Akif Beki: "Ağzını açana Ergenekoncu, darbeci demek..."

Akif Beki: "Ağzını açana Ergenekoncu, darbeci demek..."
Karar gazetesi yazarı Akif Beki, "Ağzını açanın üstüne Ergenekoncu, darbeci yaftasıyla gidilmesinin işi nerelere getirdiği ortada" sözleriyle hükümeti eleştirdi.

Cumhurbaşkanı Erdoğan'ın Başbakanlığı döneminde danışmanlığını yapan Karar gazetesi yazarı Akif Beki, hükümetin FETÖ ile mücadele yöntemini eleştirdi. "Kimi yanlışları dile getirmek ve eleştirmek, FETÖ’ye değil FETÖ’yle daha başarılı mücadele edilmesine hizmet eder" diyen Beki,  "Ağzını açanın üstüne Ergenekoncu, darbeci yaftasıyla gidilmesinin işi nerelere getirdiği ortada" ifadelerini kullandı.

Beki'nin "FETÖ’ye o değil bu hizmet eder" başlıklı yazısının ilgili bölümü şöyle:

"FETÖ’ye hizmet edecek şey, mücadeleyi rayından çıkaracak idari yanlışlarda ısrar edilmesidir...

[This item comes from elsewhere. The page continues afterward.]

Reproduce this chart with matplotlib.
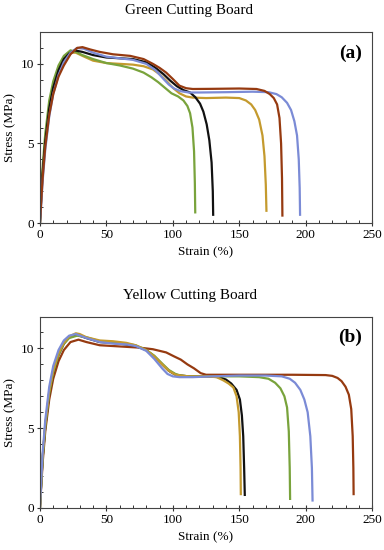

Ekmeğine yağ sürecek şey, yargılamaların amacından saptırılmasına göz yumulmasıdır...

Davaların araçsallaştırılma tehlikesi hakkında kimsenin konuşturulmamasıdır. Sulandırma girişimlerine karşı uyarılara kulak asılmamasıdır. Kurunun yanında yaşın da yanmaması yönündeki eleştirilerin dikkate alınmak yerine bastırılmasıdır vesair...

Ergenekon davaları sürecinde seyrettiğimiz film yani. Mücadelenin toplumsal meşruiyetinden alınan gücün kötüye kullanılmasının sonunu yaşayarak görmedik mi?

Ağzını açanın üstüne Ergenekoncu, darbeci yaftasıyla gidilmesinin işi nerelere getirdiği ortada.

Zamanında fark edilse, zamanında müdahale edilse hukuk ve yargı, bunca kumpasa alet edilebilir miydi?

Ama...

Mücadelenin büyüklüğünün yanında kıymet-i harbiyesi yoktur denilerek, insani ve hukuki facialara karşı duyarsızlaştırıldığımız için bu mümkün oldu.

***

Şayet Gökhan Açıkkollu adlı bir öğretmen, FETÖ’yle irtibat şüphesiyle alınıp gözaltında hayatını kaybettiyse...

Yargı, şüphelinin ölümü sebebiyle hakkında kovuşturmaya yer kalmadığından takipsizlik verip sanık sandalyesine oturtmadan dosyayı kapattıysa...

Hakkındaki FETÖ’cülük suçlaması, savunma hakkı tanınarak adil yargılama sonucunda kesinleşmiş bir mahkeme kararına bağlanmamışsa...

Ve bir buçuk yıl sonra, konusu ‘göreve iade’ olan çok gecikmiş bir resmi yazışmayla olay gündeme gelmişse...

Suçluluğundan ya da suçsuzluğundan söz edilemez, olsa olsa bir mağduriyet hikayesinden söz edilebilir.

Ve eğer FETÖ’nün eline ‘yargılamaların hukuki değil siyasi olduğu’ karalamalarıyla istismar edeceği bir propaganda malzemesi vermeyeceksek...

Aynı filmi tekrar seyretmek de istemiyorsak...

Medyaya ve siyasete düşen, gördüğü hataları ‘neme lazım’ demeden sorgulamaktır.

Sorumlulara düşen de Yusuf Tekin’in yaptığını yapmaktır. Vurdumduymazca kulağının üstüne yatmak ya da ‘en iyi savunma saldırıdır’ taktiğine sarılmak değil."